There are so many articles and suggestions for parents on preparing children for their first day of school, but how do parents prepare for leaving their child behind on the first day of school?
Once you’ve taken your child’s first-day photo, dropped them off at school, you may ask yourself: “What now? What is next for me?” It’s a big adjustment.
As a teacher, educator, preschool director, preschool teacher, and everything in between, here are my suggestions for preparing yourself and your child for their first day of school!
Before school starts
As you prepare your child for a trial-run to school, drive past their new school building, or practice getting ready in the morning. Make sure that you, as the adult, are taking in all of these moments too. This is an important part of your child’s life that they may or may not remember because they are so young, but for you, it’s a memory that will last forever. Take your time.
Tell them stories about school and what you remember. It doesn’t always have to be great stories about how wonderful school can be. Be realistic with your child and tell them the truth. Let them know that school might be difficult at times, but it will also be wonderful and fun, too, just like life.
The night before their first day of school, as you are both choosing their outfit and preparing a lunch for the next day, do that for yourself too. As a family, everyone should choose their clothes for the next day so that no one is guessing at what they will be wearing. Make lunch for everyone on the first day.
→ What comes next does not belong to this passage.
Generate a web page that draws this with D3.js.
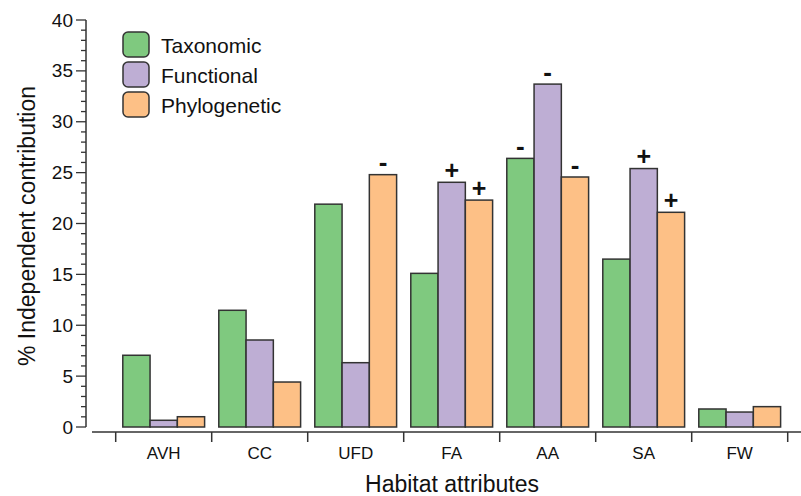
<!DOCTYPE html>
<html>
<head>
<meta charset="utf-8">
<script src="https://cdn.jsdelivr.net/npm/d3@7"></script>
<style>
  html, body { margin: 0; padding: 0; background: #fff; }
  svg { display: block; font-family: "Liberation Sans", Arial, sans-serif; }
</style>
</head>
<body>
<svg id="chart" width="801" height="496"></svg>
<script>
// Habitat attributes vs % independent contribution, three diversity facets.
const categories = ['AVH', 'CC', 'UFD', 'FA', 'AA', 'SA', 'FW'];
const seriesNames = ['Taxonomic', 'Functional', 'Phylogenetic'];
const taxonomic = [7.05, 11.47, 21.9, 15.1, 26.4, 16.5, 1.77];
const functional = [0.66, 8.55, 6.32, 24.05, 33.7, 25.4, 1.47];
const phylogenetic = [1.01, 4.42, 24.8, 22.3, 24.57, 21.1, 2.0];
// sign markers above bars: [category, series, sign]
const signs = [
  ['UFD', 'Phylogenetic', '-'],
  ['FA', 'Functional', '+'],
  ['FA', 'Phylogenetic', '+'],
  ['AA', 'Taxonomic', '-'],
  ['AA', 'Functional', '-'],
  ['AA', 'Phylogenetic', '-'],
  ['SA', 'Functional', '+'],
  ['SA', 'Phylogenetic', '+'],
];
const yTicks = [0, 5, 10, 15, 20, 25, 30, 35, 40];

const colors = { Taxonomic: '#7fc97f', Functional: '#beaed4', Phylogenetic: '#fdc086' };
const values = { Taxonomic: taxonomic, Functional: functional, Phylogenetic: phylogenetic };
const stroke = '#333';

const svg = d3.select('#chart');

const x = d3.scaleBand().domain(categories).range([115.7, 787.7]).paddingInner(0).paddingOuter(0);
const xs = d3.scaleBand().domain(seriesNames).range([0, x.bandwidth()]).paddingOuter(0.26).paddingInner(0);
const y = d3.scaleLinear().domain([0, 40]).range([427, 20]);

// bars
const rows = [];
categories.forEach((c, i) => seriesNames.forEach(s => rows.push({ c, s, v: values[s][i] })));
svg.append('g').selectAll('rect').data(rows).join('rect')
  .attr('x', d => x(d.c) + xs(d.s))
  .attr('y', d => y(d.v))
  .attr('width', xs.bandwidth())
  .attr('height', d => y(0) - y(d.v))
  .attr('fill', d => colors[d.s])
  .attr('stroke', stroke)
  .attr('stroke-width', 1.5);

// sign markers
svg.append('g').selectAll('text').data(signs).join('text')
  .attr('x', d => x(d[0]) + xs(d[1]) + xs.bandwidth() / 2)
  .attr('y', d => y(values[d[1]][categories.indexOf(d[0])]) - 12.5)
  .attr('text-anchor', 'middle')
  .attr('dominant-baseline', 'central')
  .attr('font-size', d => d[2] === '+' ? 25 : 26)
  .attr('font-weight', 'bold')
  .attr('fill', '#111')
  .text(d => d[2]);

// y axis
const yAxis = svg.append('g').attr('transform', 'translate(86,0)');
yAxis.append('line').attr('x1', 0).attr('x2', 0).attr('y1', y(0)).attr('y2', y(40))
  .attr('stroke', stroke).attr('stroke-width', 1.5);
yAxis.selectAll('line.minor').data(d3.range(0, 41)).join('line')
  .attr('class', 'minor')
  .attr('x1', d => d % 5 === 0 ? -10 : -5).attr('x2', 0)
  .attr('y1', d => y(d)).attr('y2', d => y(d))
  .attr('stroke', stroke).attr('stroke-width', 1.3);
yAxis.selectAll('text').data(yTicks).join('text')
  .attr('x', -13).attr('y', d => y(d))
  .attr('dominant-baseline', 'central')
  .attr('text-anchor', 'end')
  .attr('font-size', 19).attr('fill', '#111')
  .text(d => d);

// x axis
const xAxis = svg.append('g').attr('transform', 'translate(0,432)');
xAxis.append('line').attr('x1', 92).attr('x2', 801).attr('y1', 0).attr('y2', 0)
  .attr('stroke', stroke).attr('stroke-width', 1.5);
const bounds = categories.map(c => x(c)).concat([x(categories[categories.length - 1]) + x.bandwidth()]);
xAxis.selectAll('line.tick').data(bounds).join('line')
  .attr('class', 'tick')
  .attr('x1', d => d).attr('x2', d => d).attr('y1', 0).attr('y2', 10)
  .attr('stroke', stroke).attr('stroke-width', 1.5);
xAxis.selectAll('text').data(categories).join('text')
  .attr('x', d => x(d) + x.bandwidth() / 2).attr('y', 27)
  .attr('text-anchor', 'middle')
  .attr('font-size', 17).attr('fill', '#111')
  .text(d => d);

// axis titles
svg.append('text')
  .attr('transform', 'translate(35,226) rotate(-90)')
  .attr('text-anchor', 'middle')
  .attr('font-size', 23).attr('fill', '#111')
  .text('% Independent contribution');
svg.append('text')
  .attr('x', 452).attr('y', 492)
  .attr('text-anchor', 'middle')
  .attr('font-size', 23).attr('fill', '#111')
  .text('Habitat attributes');

// legend
const legend = svg.append('g').selectAll('g').data(seriesNames).join('g')
  .attr('transform', (d, i) => `translate(123,${32 + i * 30})`);
legend.append('rect')
  .attr('width', 26).attr('height', 25).attr('rx', 5)
  .attr('fill', d => colors[d]).attr('stroke', stroke).attr('stroke-width', 1.5);
legend.append('text')
  .attr('x', 38).attr('y', 13).attr('dominant-baseline', 'central')
  .attr('font-size', 21).attr('fill', '#111')
  .text(d => d);
</script>
</body>
</html>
That could become a fun tradition where everyone in your family eats the same lunch on the first day of school.
First-day jitters and joys
In the morning, when everything is chaotic and everyone is very busy getting ready, make sure to take some time to breathe. The first day of school only happens once a year and your schedule and routine will become easier as the year goes on.
When I was a preschool director, on the first day of school, I would have coffee and donuts for all the parents. I would have them assembled in the back of our school’s gym area so the parents could still hear and see their children if they wanted without their kids knowing. Some parents found it more difficult to say goodbye than others on the first day, which for me made sense, because everyone’s family was different. There were some parents who would only have one cup of coffee, then go to work, while others stayed most of the morning or day. Every case was unique. Being able to sit with the parents and tell them what their child was doing in preschool at certain times throughout the day really helped calm their worries.
Asking the school principal, director, or teacher about your child’s daily schedule is a great way to engage in what your child is learning and doing at school. Even if your school director doesn’t offer coffee and donuts on the first day, go get some coffee or something you like, and treat yourself. It’s OK to be good to yourself.
For those parents who didn’t want to stay at the preschool on the first day of school but still felt emotional, I suggested they take the morning off and go have breakfast with another parent, by themselves, or with a friend. This helped the parents understand that life will be a bit different once school starts. Taking some time together, by yourself, or with a friend after your child is off to school gives you something to focus on when you are feeling all of your emotions about it.
Parents are people too and preparing for the first day of school can be very difficult. Remember to give yourself grace. Have a wonderful first day of school, parents and caregivers!